Заклинание ветра | страница 74



Тресты, институты теряют задания, бюджетирование, рушатся, но не сдаются.

Стоят в зареве близкого восхода, словно последние твердыни объятой войною страны Крепостей.

Когда мы будем воссоздавать систему министерства геологии, туда не сможет попасть ни один бывший начальник из Росгеологии, и ни один супервайзер.

А воссоздавать будем.

Всё сожрали уже нынешние руководители добычи, многие подавились. Санкции не позволяют перепродать. Некому. Даже сами себе не могут.

Решение одно — общая государственная геологическая служба. Хочешь работать — нанимай геологов на условиях государства.

Тогда хватит и на перспективные исследования.

Работать надо. Структурно, системно. Как раньше.

Но пока побудем геологами у супервайзеров.

Недолго ждать.

А потом, снова геологами у геологов, инженерами у инженеров, конструкторами у конструкторов, писателями у читателей, учителями у детей и космонавтами у всего народа.

И ещё физкультуру развивать.

Кавуна бы…


27 августа

Сколько всё же злобы в сердце. Злобы усталой, застарелой. И как выпустить её на волю?

Нельзя ведь, в самом деле, сделать из неё добро.

Добро получается только из книг и смеха. Так всегда было.

Надежда из снов, из дороги смысл.

А добро из смеха.

Из ночи день, изо дня свет. Новости из ветра. А ветер, ветер — вы знаете, отчего получается, ведь правда?

Ну да, качаются.

Такое огромное дерево есть на полюсе. В стране синего льда. Высокое, до неба… Присмотрись — на стволе фигурка, она приколота к ясеню копьём… Именно так выглядит грамотность.

Огромное, оранжевое, с метёлкой, всё в земле. Так выглядит любовь.

Не усваивается без молока.

Или вот молчание — любой ростовщик, разбойник или депутат вам скажет, что золото — это молчание других.

Ад — это не другие. Ад внутри. Те поступки, что едва не втоптали нас в жизнь. Они внутри. За грудиной.

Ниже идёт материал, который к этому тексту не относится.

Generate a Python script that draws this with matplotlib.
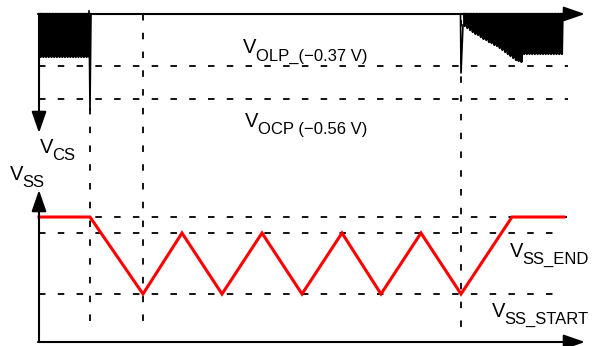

Вот что такое ад.

И когда он окликает, лишь протяжно произносишь:

«Ой, мляяяяяяя….» и отворачиваешься от себя.

Делаешь вид, что не слышал.

Скольких же я подвёл. И не всегда людей. Не возвращался к тем, кто ждал, и убегал от тех, для кого составлял основу существования.

Четыре раза за жизнь. Но как страшно.

Когда-то я напишу об этом.

Хочется пить и не думать. Или уверовать, что это нормально — все так поступают.

Но с годами всё больнее. А остается не делать зла.

Может, простят.

Потом. Уже там.

Опаздываю, похоже, что опаздываю жить. Столько грехов нужно искупить. Столько сделать.

Эх… и почему помню?

Память — она и есть я. Она и есть мы.